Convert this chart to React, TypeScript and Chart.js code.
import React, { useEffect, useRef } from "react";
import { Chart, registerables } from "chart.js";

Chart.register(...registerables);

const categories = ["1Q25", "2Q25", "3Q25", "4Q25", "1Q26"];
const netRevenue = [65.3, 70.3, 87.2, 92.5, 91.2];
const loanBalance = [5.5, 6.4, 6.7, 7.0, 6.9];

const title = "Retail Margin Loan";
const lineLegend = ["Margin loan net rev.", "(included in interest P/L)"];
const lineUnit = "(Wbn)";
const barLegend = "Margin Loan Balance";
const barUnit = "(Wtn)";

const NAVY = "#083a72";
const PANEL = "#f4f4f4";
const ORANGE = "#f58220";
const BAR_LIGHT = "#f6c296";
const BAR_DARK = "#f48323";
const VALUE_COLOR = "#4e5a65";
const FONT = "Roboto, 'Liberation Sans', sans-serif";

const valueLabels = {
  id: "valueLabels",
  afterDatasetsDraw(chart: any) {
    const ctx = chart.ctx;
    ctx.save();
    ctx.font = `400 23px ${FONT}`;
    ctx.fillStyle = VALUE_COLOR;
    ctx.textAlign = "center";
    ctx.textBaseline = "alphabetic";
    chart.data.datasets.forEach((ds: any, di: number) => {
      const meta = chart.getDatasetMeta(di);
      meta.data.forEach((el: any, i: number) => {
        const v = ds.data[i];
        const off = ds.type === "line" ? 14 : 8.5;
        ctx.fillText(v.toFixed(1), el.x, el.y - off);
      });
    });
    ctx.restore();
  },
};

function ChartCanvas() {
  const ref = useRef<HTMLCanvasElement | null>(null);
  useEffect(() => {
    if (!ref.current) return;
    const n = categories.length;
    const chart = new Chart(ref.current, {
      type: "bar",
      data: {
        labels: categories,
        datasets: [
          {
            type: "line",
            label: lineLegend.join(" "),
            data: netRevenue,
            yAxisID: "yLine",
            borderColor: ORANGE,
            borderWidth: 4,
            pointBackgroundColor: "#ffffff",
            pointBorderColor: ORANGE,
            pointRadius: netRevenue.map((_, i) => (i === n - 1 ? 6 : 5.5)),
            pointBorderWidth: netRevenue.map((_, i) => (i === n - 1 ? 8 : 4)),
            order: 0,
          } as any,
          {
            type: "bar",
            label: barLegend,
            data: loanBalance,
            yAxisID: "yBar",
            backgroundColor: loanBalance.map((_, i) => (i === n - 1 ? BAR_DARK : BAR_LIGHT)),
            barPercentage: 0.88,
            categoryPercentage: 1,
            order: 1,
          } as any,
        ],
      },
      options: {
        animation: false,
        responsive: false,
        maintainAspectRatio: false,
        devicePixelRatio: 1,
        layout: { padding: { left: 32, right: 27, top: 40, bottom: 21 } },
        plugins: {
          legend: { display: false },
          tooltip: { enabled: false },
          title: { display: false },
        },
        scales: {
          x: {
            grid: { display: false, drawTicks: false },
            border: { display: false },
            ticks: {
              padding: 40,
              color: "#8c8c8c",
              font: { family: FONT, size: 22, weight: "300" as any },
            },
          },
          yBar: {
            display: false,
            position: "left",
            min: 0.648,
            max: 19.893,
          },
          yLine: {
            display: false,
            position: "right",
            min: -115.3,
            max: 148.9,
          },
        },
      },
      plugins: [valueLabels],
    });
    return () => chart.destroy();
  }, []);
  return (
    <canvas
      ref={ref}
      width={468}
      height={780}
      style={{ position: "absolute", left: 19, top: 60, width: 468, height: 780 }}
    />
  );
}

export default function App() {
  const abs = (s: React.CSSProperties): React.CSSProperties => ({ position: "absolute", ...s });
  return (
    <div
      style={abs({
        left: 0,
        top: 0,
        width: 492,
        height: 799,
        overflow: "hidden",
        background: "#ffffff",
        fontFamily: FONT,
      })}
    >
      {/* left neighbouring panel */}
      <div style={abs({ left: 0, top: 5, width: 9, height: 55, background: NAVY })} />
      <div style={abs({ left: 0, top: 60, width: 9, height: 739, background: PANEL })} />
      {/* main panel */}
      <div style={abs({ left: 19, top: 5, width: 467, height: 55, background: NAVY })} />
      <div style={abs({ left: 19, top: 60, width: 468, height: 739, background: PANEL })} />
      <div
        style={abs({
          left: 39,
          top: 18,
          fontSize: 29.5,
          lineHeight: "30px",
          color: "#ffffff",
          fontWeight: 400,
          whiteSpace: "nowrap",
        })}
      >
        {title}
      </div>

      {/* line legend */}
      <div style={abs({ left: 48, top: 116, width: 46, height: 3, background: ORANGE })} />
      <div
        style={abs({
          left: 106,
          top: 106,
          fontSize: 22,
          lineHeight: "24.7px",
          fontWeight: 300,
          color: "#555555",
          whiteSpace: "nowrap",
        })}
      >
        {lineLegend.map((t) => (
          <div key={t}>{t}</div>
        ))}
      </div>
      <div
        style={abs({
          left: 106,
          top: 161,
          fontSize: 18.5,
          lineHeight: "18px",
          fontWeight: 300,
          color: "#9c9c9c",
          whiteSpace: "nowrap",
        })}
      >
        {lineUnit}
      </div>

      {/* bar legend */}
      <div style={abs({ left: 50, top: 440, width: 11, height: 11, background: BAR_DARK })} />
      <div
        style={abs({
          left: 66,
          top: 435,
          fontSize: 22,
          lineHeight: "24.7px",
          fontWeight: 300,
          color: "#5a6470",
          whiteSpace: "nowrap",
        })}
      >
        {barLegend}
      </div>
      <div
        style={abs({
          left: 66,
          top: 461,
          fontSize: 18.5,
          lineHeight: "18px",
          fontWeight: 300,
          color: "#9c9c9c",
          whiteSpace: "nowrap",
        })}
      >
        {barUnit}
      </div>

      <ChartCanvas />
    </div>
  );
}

======

PROBLEM REQUIREMENTS
In the listing above, find the lines holding the word "React" and copy them.

EXERCISE RESPONSE
Convert this chart to React, TypeScript and Chart.js code.
import React, { useEffect, useRef } from "react";
  const abs = (s: React.CSSProperties): React.CSSProperties => ({ position: "absolute", ...s });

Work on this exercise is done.